At $23 per order, in 1984 dollars, no less, there was no way Waxman’s grilled chicken could afford
not
to be orgasmic. “The chickens cost me a lot of money in those days, eight or nine bucks, almost as expensive as the chickens I buy now,” says Waxman. “But let’s face it: it’s like charging a lot for a good wine. If you believe in your product and you want to make money, you’ve got to charge a lot for it. So I became notorious for charging that much money for chicken. Some people thought I was arrogant, some people knew the story. But I think it helped build the spin on it.”

“You can’t find a chicken like that anywhere in New York today—I still remember the taste of it, and I’m gonna tell you what it tasted like,” says Bobby Flay, literally licking his lips at the memory. “It tasted like the crispiest, juiciest, and most perfectly, simply seasoned chicken you ever tasted.” Years before he was a Food Network star and the owner of the quasi-Mexican Mesa Grill, among other restaurants, Flay was a wet-behind-the-ears protégé of Waxman’s. A native New Yorker, he grew up around restaurants; his father was the business partner of Joe Allen, the restaurateur behind the theater-district standbys Joe Allen and Orso. But those places
served unexceptional if reliable food to hurried diners with an eight o’clock curtain to catch, whereas Jams and the two other New York restaurants that Waxman and Master opened in rapid succession—Bud’s in 1985, and Hulot’s in 1986—were kaleidoscopically mind-blowing to the young Flay. He took a cooking job at Bud’s in 1985 and served tours of duty at each of the three Waxman-Master restaurants.

“Jonathan’s influence is still prevalent in my cooking,” Flay says. “I do stuff at Mesa Grill today that we were doing at Bud’s. You know, shucking fresh corn and making a relish out of it with fresh lime juice. And chilies and cilantro. And using avocados to make relishes with the chili peppers. Blue cornmeal. Roasted poblano peppers to flavor things. He was the first person to introduce me to that kind of stuff. I didn’t know anything about that then. No one on this coast did.”

“The West Coast was seminal at that time, and the young New York chefs picked up on it—it took the California phenomenon to open their eyes,” says Bryan Miller, whose tenure as the
Times
restaurant critic began in 1984, just as the Waxman-led Californification of New York was unfolding. “It was exciting. I loved it—grill, grill, grill. There wasn’t much grilling in New York up to then. And the side dishes: the composed salads, just the beautiful ingredients that you didn’t have before. It took a while, but then, all of a sudden, it was also happening in Chicago, Boston, Atlanta. It was a blast.”

MILLER’S ASCENT COINCIDED
all too neatly with Claiborne’s decline. The former had been contributing to the
Times
food section on a freelance basis for a few years when, suddenly, he was thrust into the position of collaborating with Franey on the “60-Minute Gourmet” column after Franey and Claiborne had a massive falling-out.

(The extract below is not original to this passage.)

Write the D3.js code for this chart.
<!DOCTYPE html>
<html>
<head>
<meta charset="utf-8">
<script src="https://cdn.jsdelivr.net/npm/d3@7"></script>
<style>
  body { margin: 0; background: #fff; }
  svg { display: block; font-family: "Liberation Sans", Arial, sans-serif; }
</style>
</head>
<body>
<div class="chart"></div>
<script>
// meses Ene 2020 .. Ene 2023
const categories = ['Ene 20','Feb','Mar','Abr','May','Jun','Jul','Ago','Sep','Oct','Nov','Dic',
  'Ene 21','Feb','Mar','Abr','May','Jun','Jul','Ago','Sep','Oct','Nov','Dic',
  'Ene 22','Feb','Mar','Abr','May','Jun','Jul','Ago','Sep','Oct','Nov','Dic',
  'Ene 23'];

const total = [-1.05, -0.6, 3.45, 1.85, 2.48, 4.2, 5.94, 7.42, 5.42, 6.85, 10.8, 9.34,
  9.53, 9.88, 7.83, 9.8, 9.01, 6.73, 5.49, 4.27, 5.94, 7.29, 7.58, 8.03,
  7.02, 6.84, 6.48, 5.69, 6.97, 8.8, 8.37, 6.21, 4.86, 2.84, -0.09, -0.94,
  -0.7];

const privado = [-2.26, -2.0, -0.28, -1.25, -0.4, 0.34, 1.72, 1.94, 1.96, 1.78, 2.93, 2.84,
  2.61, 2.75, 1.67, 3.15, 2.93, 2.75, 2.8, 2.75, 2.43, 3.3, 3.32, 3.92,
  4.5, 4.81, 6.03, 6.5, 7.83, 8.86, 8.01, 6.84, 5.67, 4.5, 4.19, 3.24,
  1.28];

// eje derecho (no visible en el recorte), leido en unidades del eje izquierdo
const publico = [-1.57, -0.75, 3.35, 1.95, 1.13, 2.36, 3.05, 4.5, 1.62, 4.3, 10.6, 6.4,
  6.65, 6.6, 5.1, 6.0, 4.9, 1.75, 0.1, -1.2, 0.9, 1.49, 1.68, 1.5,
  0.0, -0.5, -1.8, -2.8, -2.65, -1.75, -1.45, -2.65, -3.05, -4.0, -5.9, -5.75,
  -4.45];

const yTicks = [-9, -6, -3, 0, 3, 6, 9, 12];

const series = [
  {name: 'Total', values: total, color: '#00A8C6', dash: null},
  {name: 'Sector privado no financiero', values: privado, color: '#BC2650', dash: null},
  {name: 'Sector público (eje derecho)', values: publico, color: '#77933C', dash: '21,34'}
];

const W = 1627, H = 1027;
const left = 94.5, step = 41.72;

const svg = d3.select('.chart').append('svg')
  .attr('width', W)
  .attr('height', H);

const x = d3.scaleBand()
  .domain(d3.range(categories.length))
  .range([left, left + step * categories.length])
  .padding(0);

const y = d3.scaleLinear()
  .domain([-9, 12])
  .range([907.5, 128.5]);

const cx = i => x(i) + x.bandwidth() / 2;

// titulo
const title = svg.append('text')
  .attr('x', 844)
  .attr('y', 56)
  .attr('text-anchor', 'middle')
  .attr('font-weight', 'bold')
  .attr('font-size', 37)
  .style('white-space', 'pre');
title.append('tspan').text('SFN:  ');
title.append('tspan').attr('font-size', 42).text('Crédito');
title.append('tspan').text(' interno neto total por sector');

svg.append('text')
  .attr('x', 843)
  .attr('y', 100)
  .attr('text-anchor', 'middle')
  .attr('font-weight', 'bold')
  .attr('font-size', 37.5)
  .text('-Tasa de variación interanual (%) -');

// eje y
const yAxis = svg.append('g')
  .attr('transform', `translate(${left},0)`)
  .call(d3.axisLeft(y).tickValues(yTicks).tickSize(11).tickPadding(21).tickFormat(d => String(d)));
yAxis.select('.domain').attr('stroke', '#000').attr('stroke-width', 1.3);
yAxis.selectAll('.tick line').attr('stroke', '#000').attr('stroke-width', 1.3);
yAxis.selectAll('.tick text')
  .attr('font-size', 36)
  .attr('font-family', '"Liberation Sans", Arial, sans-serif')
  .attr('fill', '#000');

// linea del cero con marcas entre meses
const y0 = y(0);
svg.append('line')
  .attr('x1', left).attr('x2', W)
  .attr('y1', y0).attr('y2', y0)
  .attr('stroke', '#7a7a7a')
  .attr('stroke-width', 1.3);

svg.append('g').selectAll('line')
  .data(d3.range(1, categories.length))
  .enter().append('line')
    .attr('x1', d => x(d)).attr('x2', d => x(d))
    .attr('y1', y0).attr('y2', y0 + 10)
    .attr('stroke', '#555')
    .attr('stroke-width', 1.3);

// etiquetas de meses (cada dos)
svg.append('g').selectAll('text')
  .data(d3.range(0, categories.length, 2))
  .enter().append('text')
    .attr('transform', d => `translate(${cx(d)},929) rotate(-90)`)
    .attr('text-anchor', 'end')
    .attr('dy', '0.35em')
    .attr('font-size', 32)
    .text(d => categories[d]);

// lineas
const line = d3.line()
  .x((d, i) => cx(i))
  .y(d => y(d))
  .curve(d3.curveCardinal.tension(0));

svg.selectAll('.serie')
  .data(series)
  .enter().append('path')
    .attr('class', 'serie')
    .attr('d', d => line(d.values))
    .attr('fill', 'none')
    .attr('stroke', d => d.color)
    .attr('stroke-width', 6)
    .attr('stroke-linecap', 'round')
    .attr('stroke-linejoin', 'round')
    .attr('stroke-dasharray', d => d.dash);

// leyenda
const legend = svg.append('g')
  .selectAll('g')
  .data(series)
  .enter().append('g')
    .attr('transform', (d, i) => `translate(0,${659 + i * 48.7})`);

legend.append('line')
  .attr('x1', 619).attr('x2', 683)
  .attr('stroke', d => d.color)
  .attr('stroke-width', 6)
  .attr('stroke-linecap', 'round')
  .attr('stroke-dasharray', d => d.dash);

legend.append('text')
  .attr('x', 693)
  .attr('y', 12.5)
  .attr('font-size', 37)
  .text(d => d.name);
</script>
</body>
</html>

Recalling the beginning of the end of his friendship with Claiborne, Franey wrote in his memoir, “I felt the need to cut back on the seven-day cooking weeks, which is what they had now become. I wanted to spend more time with my family in leisure activities, and to go fishing and hunting.
My children needed me more, I felt. So I told Craig I wasn’t going to work weekends anymore … and that I really meant it, although I would still certainly work with him on other days.”

Claiborne didn’t absorb this news well, interpreting it as an outright rejection. The churning psychological torment that Claiborne had long kept at bay with a busy work schedule, and an even busier social schedule, bubbled up to the surface and erupted. “Craig got a load on one night and told off Pierre’s wife, Betty,” Miller says.